Jim Hosking: I don’t do character backgrounds. I think that when I come up with a character, I very quickly have some idea how they look physically and how they might be dressed and how they talk and carry themselves. That really informs a lot of it. It’s kind of like when you read a novel and you start to imagine what the characters look like. That’s the really satisfying part of reading a book — to almost be the author of the film of the book, in a funny way. That’s how it is when I write, and I don’t really care about what the background is.

I only need to know enough about the character for it to be relevant to the story that I’m telling. I don’t really have any rules, I suppose. I just know that I want to tell a story that keeps me interested and that I feel compelled to make. But beyond that, I just want to be making films that nobody else is making.

Angela Bourassa: I think you also said in that same interview that Beverly Luff Linn was the character that this started with, but he doesn’t even speak until the end of the film, so once you have an idea or a character, are you moving around in the story, are you rewriting a lot as you go, or are you writing the story beginning to end?

Jim Hosking: Well, you can think of a character and that will suggest other characters. Actually, what happened is that I had a photograph on my computer of this character who just looked like a really powerful character, and I thought, “Oh, I really want to make a film with a character who looks kind of like this guy.” That’s where Beverly came from in a way.

But the first characters were the three guys from the coffee shop. Those were the first characters that we wrote. The first scene we wrote for this is actually a scene that’s no longer in the film, but if it were in the film, it would be about twenty minutes in.

So we’ll move forward but we’ll also start analyzing the beginning of the script later and we definitely wrote different endings for the script. And that’s just more, “Does this feel truthful?” I mean, it feels funny to use the word “truthful” when you’re talking about an absurd world, but it’s more just like, “Does this feel like what the characters would do? Are we doing enough here? Is this the kind of ending that I feel excited about shooting?”
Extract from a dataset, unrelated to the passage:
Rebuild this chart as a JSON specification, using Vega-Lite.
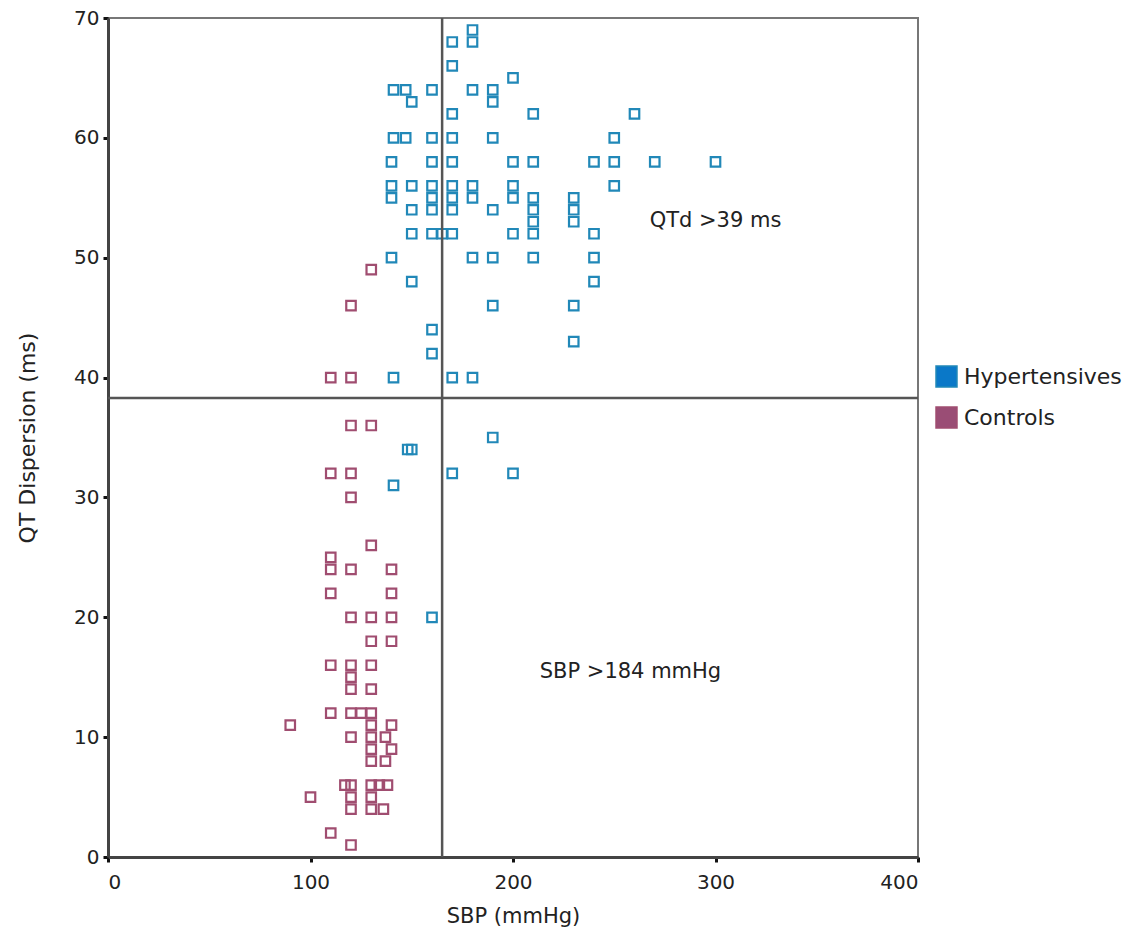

So we do go back and revise things and rewrite, but it’s really just anything that feels like it needs more attention.

Angela Bourassa: The film reminded me of Waiting for Gadot, both in the conversational style and in the simple fact that much of the film is spent waiting. Could you talk a bit about how you kept the story moving and engaging despite, or maybe because of, all that waiting?

Jim Hosking: Yeah, the waiting is a fundamental part of it. That says very much about the characters being stuck in their lives and the sort of inertia that they have in their lives in this small town where very little happens, but then also a lot of comedy can come from people feeling stuck and getting emotional and passionate about things, and yet they’re not doing anything. There’s something funny about people getting very, very worked up all the time when they’re just sitting around and not doing anything.

The challenge for me in this film was to combine the comedy and the sincerity of the emotion and also to combine the stuck feeling that these characters have with trying to tell a story that keeps people interested and keeps moving. That’s the difficult thing, but that’s also the enticing challenge that keeps me interested.

You know, if I was writing something that was a thriller where everything kept changing and moving fast, I’d think “Oh god, maybe this has been done about a million times. There’s not much point in me doing this.” But if it’s about apparently not much happening, that starts to interest me. Like the thought of, you know, I’d love to do a film with only one character in it and that character never speaks, so it’s a silent film in the middle of nowhere. You know, you just think about things that go around in your head and fascinate you, and then that becomes the challenge that sets light to the whole process of writing that script.

Angela Bourassa: Could you talk a bit about the score, because that felt like such an important part of the film to me in terms of setting the tone and the style. How did you come up with that soundscape for this film?

Jim Hosking: I worked with the composer, Andy Hung, on my last film, The Greasy Strangler, and that has a quite annoying, repetitive, electronic soundtrack — annoying to some people, I kind of loved it — but it had to be very insistent and repetitive. With this film I wanted to go in a different direction and try something that felt diametrically opposed to that, so initially I was wanting to do a piano score. But as we were editing the film, I started to feel like certain scenes needed to have more compulsion and needed to feel like they were kind of mythic and they wanted to impose themselves more on the film. But I don’t try to get too prescriptive with sound. I trust Andy, knowing him, that he will create something that surprises me and that I will really enjoy more than anything I might have been able to suggest myself.

And when I watch films I tend to tune out the music. Even in unconventional films the music can still be quite conventional, and I can understand that — it works. It’s been working for years and years. But I really wanted the music to be another weird, wonky character in this film. It was almost like if Lulu and Beverly had been asked to work with Andy to come up with the soundtrack, they probably would have come up with the same kind of thing.

Angela Bourassa: What would you like viewers to take away from this film, if anything in particular?

Jim Hosking: I would like them first of all, fundamentally, to have enjoyed seeing it. I want people to be inspired, I think, if they see something I’ve made to sort of feel that they don’t have to think or live their lives necessarily in any sort of expected pattern.

When I go to see a film, I’m looking to be transported and to feel something and to also maybe think about life and my life and the way I am and how I feel about things. I just want people to connect and to feel something and maybe not know quite why they feel something and to think about it afterwards.

I mean, I’m not trying to teach anyone anything. I have no specific agenda. I suppose I’m more trying to communicate somehow who I emotionally am and what I emotionally feel, and I’m hoping that when I see the finished film, what I feel is something similar to what everybody else feels as well, which is, you know, a new, unexpected experience, and hopefully a positive one.